▶ _GIVEN INSTRUCTION_: All of the listing below must be repeated word for word. Pictures are the only thing to omit.
+++++
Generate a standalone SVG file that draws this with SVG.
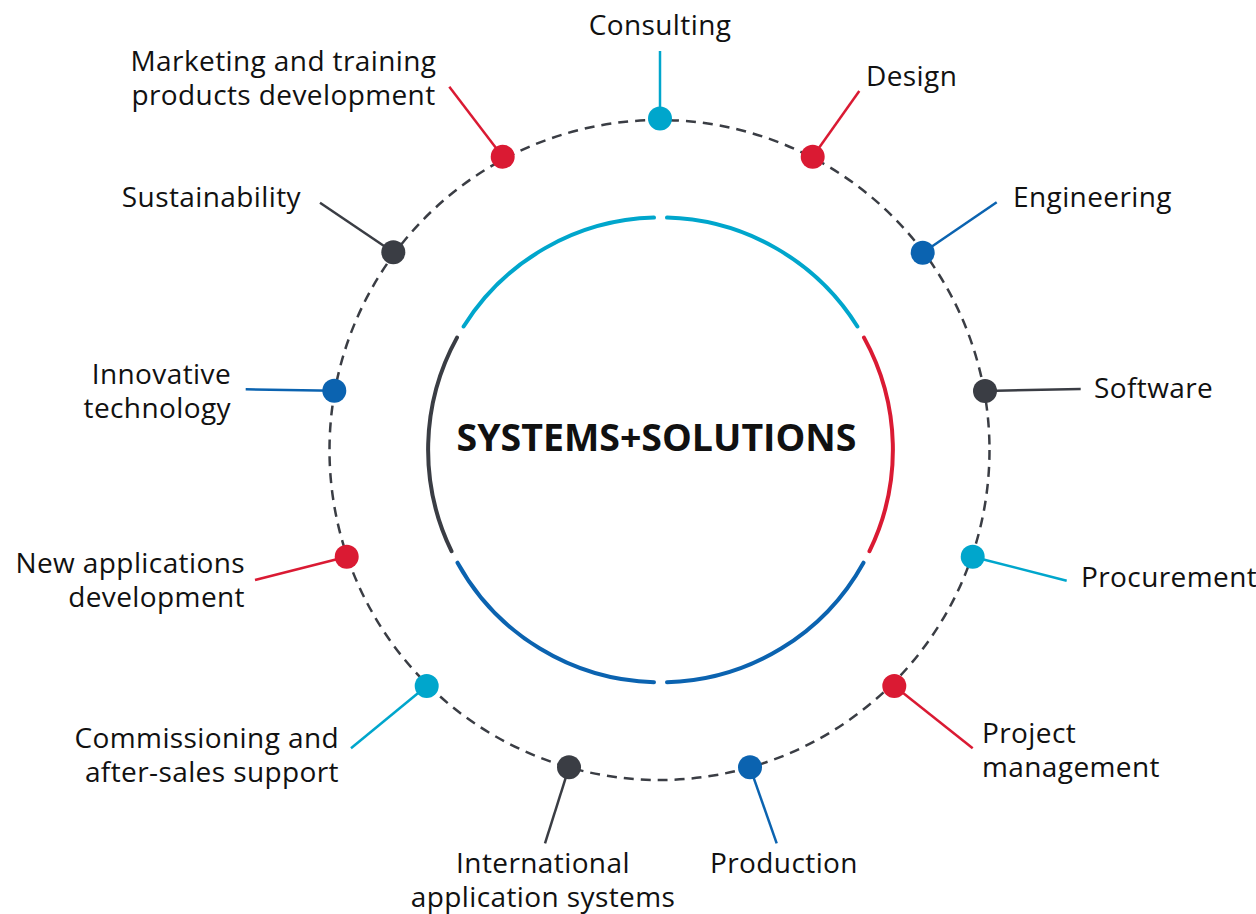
<svg xmlns="http://www.w3.org/2000/svg" width="1256" height="914" viewBox="0 0 1256 914">
<style>
.lbl{font-family:"Open Sans","Noto Sans","Liberation Sans",sans-serif;font-size:28px;letter-spacing:0.4px;fill:#111;}
.title{font-family:"Open Sans","Noto Sans","Liberation Sans",sans-serif;font-size:37.5px;font-weight:bold;fill:#111;}
.arc{fill:none;stroke-width:4;stroke-linecap:round;}
.c{stroke:#00a6cc;} .r{stroke:#da1a33;} .b{stroke:#0b63b0;} .d{stroke:#3a3d44;}
.cf{fill:#00a6cc;} .rf{fill:#da1a33;} .bf{fill:#0b63b0;} .df{fill:#3a3d44;}
.con{stroke-width:2.5;fill:none;}
</style>
<rect width="1256" height="914" fill="#fff"/>
<circle cx="659.5" cy="450" r="330" fill="none" stroke="#3a3d44" stroke-width="2.5" stroke-dasharray="10 7"/>
<g id="center">
<path class="arc c" d="M463.6 326.5 A232 232 0 0 1 654 217.6"/>
<path class="arc c" d="M667 217.6 A232 232 0 0 1 857.4 326.5"/>
<path class="arc r" d="M864 337.6 A232 232 0 0 1 869.5 551.2"/>
<path class="arc b" d="M863.5 562.7 A232 232 0 0 1 667 682.3"/>
<path class="arc b" d="M654 682.3 A232 232 0 0 1 457.5 562.7"/>
<path class="arc d" d="M451.5 551.2 A232 232 0 0 1 457 337.6"/>
<text class="title" x="656.5" y="451" text-anchor="middle">SYSTEMS+SOLUTIONS</text>
</g>
<g id="connectors">
<line class="con c" x1="660" y1="118.5" x2="660" y2="51"/>
<line class="con r" x1="812.7" y1="156.7" x2="859.3" y2="91"/>
<line class="con b" x1="922.7" y1="252.7" x2="996.7" y2="202.3"/>
<line class="con d" x1="985" y1="391" x2="1080.7" y2="389"/>
<line class="con c" x1="972.7" y1="556.7" x2="1066.7" y2="580.7"/>
<line class="con r" x1="894.3" y1="686" x2="972.7" y2="748.3"/>
<line class="con b" x1="750" y1="767.3" x2="776.7" y2="843.3"/>
<line class="con d" x1="569" y1="767.3" x2="545" y2="843.3"/>
<line class="con c" x1="426.7" y1="686" x2="351" y2="748.3"/>
<line class="con r" x1="346.7" y1="556.7" x2="255" y2="580"/>
<line class="con b" x1="334.3" y1="390.7" x2="245.7" y2="389.3"/>
<line class="con d" x1="393.3" y1="252.3" x2="320" y2="202.7"/>
<line class="con r" x1="502.7" y1="156.7" x2="449.3" y2="86.7"/>
</g>
<g id="consulting"><circle class="cf" cx="660" cy="118.5" r="12"/><text class="lbl" x="660" y="35" text-anchor="middle">Consulting</text></g>
<g id="design"><circle class="rf" cx="812.7" cy="156.7" r="12"/><text class="lbl" x="866" y="86">Design</text></g>
<g id="engineering"><circle class="bf" cx="922.7" cy="252.7" r="12"/><text class="lbl" x="1013" y="206.5">Engineering</text></g>
<g id="software"><circle class="df" cx="985" cy="391" r="12"/><text class="lbl" x="1094" y="398">Software</text></g>
<g id="procurement"><circle class="cf" cx="972.7" cy="556.7" r="12"/><text class="lbl" x="1081" y="586.5">Procurement</text></g>
<g id="project-management"><circle class="rf" cx="894.3" cy="686" r="12"/><text class="lbl" x="982" y="742.7">Project</text><text class="lbl" x="982" y="776.5">management</text></g>
<g id="production"><circle class="bf" cx="750" cy="767.3" r="12"/><text class="lbl" x="710" y="873">Production</text></g>
<g id="international"><circle class="df" cx="569" cy="767.3" r="12"/><text class="lbl" x="543" y="873" text-anchor="middle">International</text><text class="lbl" x="543" y="906.5" text-anchor="middle">application systems</text></g>
<g id="commissioning"><circle class="cf" cx="426.7" cy="686" r="12"/><text class="lbl" x="339" y="748.3" text-anchor="end">Commissioning and</text><text class="lbl" x="339" y="781.7" text-anchor="end">after-sales support</text></g>
<g id="new-applications"><circle class="rf" cx="346.7" cy="556.7" r="12"/><text class="lbl" x="245" y="573.3" text-anchor="end">New applications</text><text class="lbl" x="245" y="606.7" text-anchor="end">development</text></g>
<g id="innovative"><circle class="bf" cx="334.3" cy="390.7" r="12"/><text class="lbl" x="231" y="384" text-anchor="end">Innovative</text><text class="lbl" x="231" y="417.5" text-anchor="end">technology</text></g>
<g id="sustainability"><circle class="df" cx="393.3" cy="252.3" r="12"/><text class="lbl" x="301" y="206.5" text-anchor="end">Sustainability</text></g>
<g id="marketing"><circle class="rf" cx="502.7" cy="156.7" r="12"/><text class="lbl" x="283.5" y="71" text-anchor="middle">Marketing and training</text><text class="lbl" x="283.5" y="104.5" text-anchor="middle">products development</text></g>
</svg>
+++++
▶ _TASK RESPONSE_:
Generate a standalone SVG file that draws this with SVG.
<svg xmlns="http://www.w3.org/2000/svg" width="1256" height="914" viewBox="0 0 1256 914">
<style>
.lbl{font-family:"Open Sans","Noto Sans","Liberation Sans",sans-serif;font-size:28px;letter-spacing:0.4px;fill:#111;}
.title{font-family:"Open Sans","Noto Sans","Liberation Sans",sans-serif;font-size:37.5px;font-weight:bold;fill:#111;}
.arc{fill:none;stroke-width:4;stroke-linecap:round;}
.c{stroke:#00a6cc;} .r{stroke:#da1a33;} .b{stroke:#0b63b0;} .d{stroke:#3a3d44;}
.cf{fill:#00a6cc;} .rf{fill:#da1a33;} .bf{fill:#0b63b0;} .df{fill:#3a3d44;}
.con{stroke-width:2.5;fill:none;}
</style>
<rect width="1256" height="914" fill="#fff"/>
<circle cx="659.5" cy="450" r="330" fill="none" stroke="#3a3d44" stroke-width="2.5" stroke-dasharray="10 7"/>
<g id="center">
<path class="arc c" d="M463.6 326.5 A232 232 0 0 1 654 217.6"/>
<path class="arc c" d="M667 217.6 A232 232 0 0 1 857.4 326.5"/>
<path class="arc r" d="M864 337.6 A232 232 0 0 1 869.5 551.2"/>
<path class="arc b" d="M863.5 562.7 A232 232 0 0 1 667 682.3"/>
<path class="arc b" d="M654 682.3 A232 232 0 0 1 457.5 562.7"/>
<path class="arc d" d="M451.5 551.2 A232 232 0 0 1 457 337.6"/>
<text class="title" x="656.5" y="451" text-anchor="middle">SYSTEMS+SOLUTIONS</text>
</g>
<g id="connectors">
<line class="con c" x1="660" y1="118.5" x2="660" y2="51"/>
<line class="con r" x1="812.7" y1="156.7" x2="859.3" y2="91"/>
<line class="con b" x1="922.7" y1="252.7" x2="996.7" y2="202.3"/>
<line class="con d" x1="985" y1="391" x2="1080.7" y2="389"/>
<line class="con c" x1="972.7" y1="556.7" x2="1066.7" y2="580.7"/>
<line class="con r" x1="894.3" y1="686" x2="972.7" y2="748.3"/>
<line class="con b" x1="750" y1="767.3" x2="776.7" y2="843.3"/>
<line class="con d" x1="569" y1="767.3" x2="545" y2="843.3"/>
<line class="con c" x1="426.7" y1="686" x2="351" y2="748.3"/>
<line class="con r" x1="346.7" y1="556.7" x2="255" y2="580"/>
<line class="con b" x1="334.3" y1="390.7" x2="245.7" y2="389.3"/>
<line class="con d" x1="393.3" y1="252.3" x2="320" y2="202.7"/>
<line class="con r" x1="502.7" y1="156.7" x2="449.3" y2="86.7"/>
</g>
<g id="consulting"><circle class="cf" cx="660" cy="118.5" r="12"/><text class="lbl" x="660" y="35" text-anchor="middle">Consulting</text></g>
<g id="design"><circle class="rf" cx="812.7" cy="156.7" r="12"/><text class="lbl" x="866" y="86">Design</text></g>
<g id="engineering"><circle class="bf" cx="922.7" cy="252.7" r="12"/><text class="lbl" x="1013" y="206.5">Engineering</text></g>
<g id="software"><circle class="df" cx="985" cy="391" r="12"/><text class="lbl" x="1094" y="398">Software</text></g>
<g id="procurement"><circle class="cf" cx="972.7" cy="556.7" r="12"/><text class="lbl" x="1081" y="586.5">Procurement</text></g>
<g id="project-management"><circle class="rf" cx="894.3" cy="686" r="12"/><text class="lbl" x="982" y="742.7">Project</text><text class="lbl" x="982" y="776.5">management</text></g>
<g id="production"><circle class="bf" cx="750" cy="767.3" r="12"/><text class="lbl" x="710" y="873">Production</text></g>
<g id="international"><circle class="df" cx="569" cy="767.3" r="12"/><text class="lbl" x="543" y="873" text-anchor="middle">International</text><text class="lbl" x="543" y="906.5" text-anchor="middle">application systems</text></g>
<g id="commissioning"><circle class="cf" cx="426.7" cy="686" r="12"/><text class="lbl" x="339" y="748.3" text-anchor="end">Commissioning and</text><text class="lbl" x="339" y="781.7" text-anchor="end">after-sales support</text></g>
<g id="new-applications"><circle class="rf" cx="346.7" cy="556.7" r="12"/><text class="lbl" x="245" y="573.3" text-anchor="end">New applications</text><text class="lbl" x="245" y="606.7" text-anchor="end">development</text></g>
<g id="innovative"><circle class="bf" cx="334.3" cy="390.7" r="12"/><text class="lbl" x="231" y="384" text-anchor="end">Innovative</text><text class="lbl" x="231" y="417.5" text-anchor="end">technology</text></g>
<g id="sustainability"><circle class="df" cx="393.3" cy="252.3" r="12"/><text class="lbl" x="301" y="206.5" text-anchor="end">Sustainability</text></g>
<g id="marketing"><circle class="rf" cx="502.7" cy="156.7" r="12"/><text class="lbl" x="283.5" y="71" text-anchor="middle">Marketing and training</text><text class="lbl" x="283.5" y="104.5" text-anchor="middle">products development</text></g>
</svg>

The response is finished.